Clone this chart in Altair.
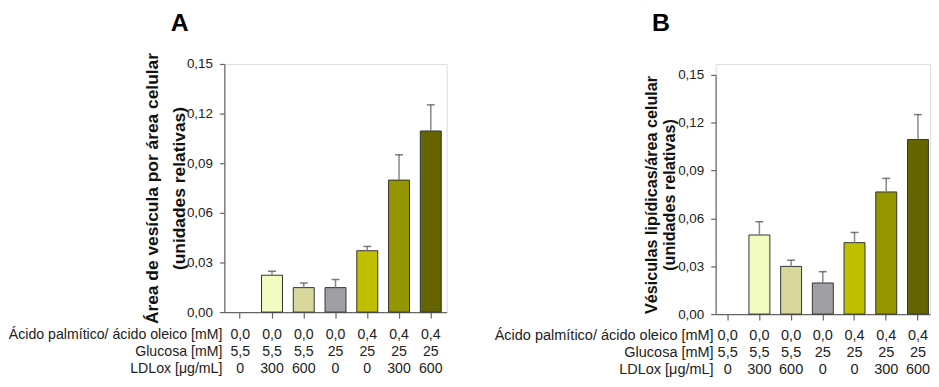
import altair as alt
import pandas as pd

FONT = "Liberation Sans"

groups = ["g1", "g2", "g3", "g4", "g5", "g6", "g7"]
acid = ["0,0", "0,0", "0,0", "0,0", "0,4", "0,4", "0,4"]
glucose = ["5,5", "5,5", "5,5", "25", "25", "25", "25"]
ldlox = ["0", "300", "600", "0", "0", "300", "600"]
row_labels = ["Ácido palmítico/ ácido oleico [mM]", "Glucosa [mM]", "LDLox [μg/mL]"]

mean_a = [0.0, 0.0223, 0.0148, 0.0148, 0.0371, 0.0798, 0.1095]
err_a = [0.0, 0.0247, 0.0176, 0.0197, 0.0397, 0.0951, 0.1253]
mean_b = [0.0, 0.0496, 0.0299, 0.0195, 0.0448, 0.0766, 0.1095]
err_b = [0.0, 0.0579, 0.0338, 0.0266, 0.0512, 0.0851, 0.1251]

colors_a = ["#ffffff", "#F2FBC0", "#D8D89C", "#A0A0A4", "#C0C000", "#959500", "#656500"]
colors_b = ["#ffffff", "#F2FBC0", "#D8D89C", "#A0A0A4", "#C0C000", "#808000", "#656500"]

title_a = ["Área de vesícula por área celular", "(unidades relativas)"]
title_b = ["Vésiculas lipídicas/área celular", "(unidades relativas)"]

y_ticks = [0.0, 0.015, 0.03, 0.045, 0.06, 0.075, 0.09, 0.105, 0.12, 0.135, 0.15]


def panel(mean, err, colors, title_lines, letter, letter_x, width, height, yrange,
          line_h, title_size, title_pad, table_size, pad_outer):
    df = pd.DataFrame({
        "g": groups,
        "mean": mean,
        "err": err,
        "table": [f"{a}\n{b}\n{c}" for a, b, c in zip(acid, glucose, ldlox)],
    })
    yscale = alt.Scale(domain=[0, 0.15], nice=False, zero=True, range=yrange)
    xenc = alt.X(
        "g:N", sort=groups,
        scale=alt.Scale(paddingInner=0.34, paddingOuter=pad_outer),
        axis=alt.Axis(labels=False, title=None, ticks=True, tickSize=6,
                      domainColor="#666666", tickColor="#666666",
                      domainWidth=1.2, tickWidth=1.2),
    )
    base = alt.Chart(df).encode(x=xenc)
    yaxis = alt.Axis(
        values=y_ticks,
        labelExpr="round(datum.value*1000) % 30 == 0 ? replace(format(datum.value, '.2f'), '.', ',') : ''",
        grid=False, tickSize=5, labelPadding=7, labelFontSize=13.5, labelFont=FONT,
        labelColor="#222222", domainColor="#666666", tickColor="#666666",
        domainWidth=1.2, tickWidth=1.2,
        title=title_lines, titleFont=FONT, titleFontSize=title_size, titleFontWeight="bold",
        titleColor="#111111", titleLineHeight=line_h, titlePadding=title_pad,
    )
    bars = base.mark_bar(stroke="#333333", strokeWidth=1).encode(
        y=alt.Y("mean:Q", scale=yscale, axis=yaxis),
        color=alt.Color("g:N", scale=alt.Scale(domain=groups, range=colors), legend=None),
    ).transform_filter("datum.mean > 0")
    rule = base.mark_rule(color="#888888", strokeWidth=1.5).encode(
        y=alt.Y("mean:Q", scale=yscale), y2="err:Q"
    ).transform_filter("datum.mean > 0")
    cap = base.mark_tick(color="#444444", size=8, thickness=1.5).encode(
        y=alt.Y("err:Q", scale=yscale)
    ).transform_filter("datum.mean > 0")
    table = base.mark_text(font=FONT, fontSize=table_size, lineBreak="\n", lineHeight=17,
                           baseline="top", color="#222222").encode(
        y=alt.value(266), text="table:N"
    )
    labels = alt.Chart(pd.DataFrame({"t": ["\n".join(row_labels)]})).mark_text(
        font=FONT, fontSize=table_size, lineBreak="\n", lineHeight=17, align="right",
        baseline="top", color="#222222"
    ).encode(x=alt.value(-2), y=alt.value(266), text="t:N")
    let = alt.Chart(pd.DataFrame({"t": [letter]})).mark_text(
        font=FONT, fontSize=25, fontWeight="bold", color="#000000"
    ).encode(x=alt.value(letter_x), y=alt.value(-41), text="t:N")
    return alt.layer(bars, rule, cap, table, labels, let).properties(width=width, height=height)


chart_a = panel(mean_a, err_a, colors_a, title_a, "A", -45, 224, 250, [250, 0],
                27, 17.5, -2, 14.25, 0.17)
chart_b = panel(mean_b, err_b, colors_b, title_b, "B", -55, 216, 252, [252, 11],
                18, 16.3, 0, 14.6, 0.05)

chart = alt.hconcat(chart_a, chart_b, spacing=46).configure_view(stroke=None).configure(
    font=FONT, background="white"
).properties(padding={"top": 1, "left": 0, "right": 0, "bottom": 0})

chart.save("out.html", embed_options={"renderer": "svg", "actions": False})
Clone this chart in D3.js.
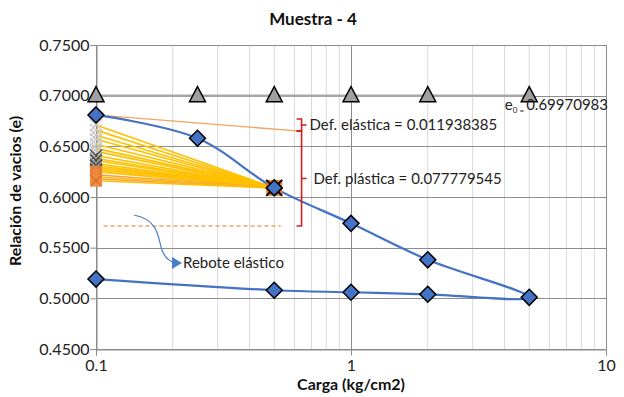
==*==
◆ **Requirement**
Give all the entries again exactly, dropping each picture.

◆ **Solution for this exercise**
Clone this chart in Altair.
import altair as alt
import pandas as pd

FONT = "Liberation Sans"

groups = ["g1", "g2", "g3", "g4", "g5", "g6", "g7"]
acid = ["0,0", "0,0", "0,0", "0,0", "0,4", "0,4", "0,4"]
glucose = ["5,5", "5,5", "5,5", "25", "25", "25", "25"]
ldlox = ["0", "300", "600", "0", "0", "300", "600"]
row_labels = ["Ácido palmítico/ ácido oleico [mM]", "Glucosa [mM]", "LDLox [μg/mL]"]

mean_a = [0.0, 0.0223, 0.0148, 0.0148, 0.0371, 0.0798, 0.1095]
err_a = [0.0, 0.0247, 0.0176, 0.0197, 0.0397, 0.0951, 0.1253]
mean_b = [0.0, 0.0496, 0.0299, 0.0195, 0.0448, 0.0766, 0.1095]
err_b = [0.0, 0.0579, 0.0338, 0.0266, 0.0512, 0.0851, 0.1251]

colors_a = ["#ffffff", "#F2FBC0", "#D8D89C", "#A0A0A4", "#C0C000", "#959500", "#656500"]
colors_b = ["#ffffff", "#F2FBC0", "#D8D89C", "#A0A0A4", "#C0C000", "#808000", "#656500"]

title_a = ["Área de vesícula por área celular", "(unidades relativas)"]
title_b = ["Vésiculas lipídicas/área celular", "(unidades relativas)"]

y_ticks = [0.0, 0.015, 0.03, 0.045, 0.06, 0.075, 0.09, 0.105, 0.12, 0.135, 0.15]


def panel(mean, err, colors, title_lines, letter, letter_x, width, height, yrange,
          line_h, title_size, title_pad, table_size, pad_outer):
    df = pd.DataFrame({
        "g": groups,
        "mean": mean,
        "err": err,
        "table": [f"{a}\n{b}\n{c}" for a, b, c in zip(acid, glucose, ldlox)],
    })
    yscale = alt.Scale(domain=[0, 0.15], nice=False, zero=True, range=yrange)
    xenc = alt.X(
        "g:N", sort=groups,
        scale=alt.Scale(paddingInner=0.34, paddingOuter=pad_outer),
        axis=alt.Axis(labels=False, title=None, ticks=True, tickSize=6,
                      domainColor="#666666", tickColor="#666666",
                      domainWidth=1.2, tickWidth=1.2),
    )
    base = alt.Chart(df).encode(x=xenc)
    yaxis = alt.Axis(
        values=y_ticks,
        labelExpr="round(datum.value*1000) % 30 == 0 ? replace(format(datum.value, '.2f'), '.', ',') : ''",
        grid=False, tickSize=5, labelPadding=7, labelFontSize=13.5, labelFont=FONT,
        labelColor="#222222", domainColor="#666666", tickColor="#666666",
        domainWidth=1.2, tickWidth=1.2,
        title=title_lines, titleFont=FONT, titleFontSize=title_size, titleFontWeight="bold",
        titleColor="#111111", titleLineHeight=line_h, titlePadding=title_pad,
    )
    bars = base.mark_bar(stroke="#333333", strokeWidth=1).encode(
        y=alt.Y("mean:Q", scale=yscale, axis=yaxis),
        color=alt.Color("g:N", scale=alt.Scale(domain=groups, range=colors), legend=None),
    ).transform_filter("datum.mean > 0")
    rule = base.mark_rule(color="#888888", strokeWidth=1.5).encode(
        y=alt.Y("mean:Q", scale=yscale), y2="err:Q"
    ).transform_filter("datum.mean > 0")
    cap = base.mark_tick(color="#444444", size=8, thickness=1.5).encode(
        y=alt.Y("err:Q", scale=yscale)
    ).transform_filter("datum.mean > 0")
    table = base.mark_text(font=FONT, fontSize=table_size, lineBreak="\n", lineHeight=17,
                           baseline="top", color="#222222").encode(
        y=alt.value(266), text="table:N"
    )
    labels = alt.Chart(pd.DataFrame({"t": ["\n".join(row_labels)]})).mark_text(
        font=FONT, fontSize=table_size, lineBreak="\n", lineHeight=17, align="right",
        baseline="top", color="#222222"
    ).encode(x=alt.value(-2), y=alt.value(266), text="t:N")
    let = alt.Chart(pd.DataFrame({"t": [letter]})).mark_text(
        font=FONT, fontSize=25, fontWeight="bold", color="#000000"
    ).encode(x=alt.value(letter_x), y=alt.value(-41), text="t:N")
    return alt.layer(bars, rule, cap, table, labels, let).properties(width=width, height=height)


chart_a = panel(mean_a, err_a, colors_a, title_a, "A", -45, 224, 250, [250, 0],
                27, 17.5, -2, 14.25, 0.17)
chart_b = panel(mean_b, err_b, colors_b, title_b, "B", -55, 216, 252, [252, 11],
                18, 16.3, 0, 14.6, 0.05)

chart = alt.hconcat(chart_a, chart_b, spacing=46).configure_view(stroke=None).configure(
    font=FONT, background="white"
).properties(padding={"top": 1, "left": 0, "right": 0, "bottom": 0})

chart.save("out.html", embed_options={"renderer": "svg", "actions": False})
Clone this chart in D3.js.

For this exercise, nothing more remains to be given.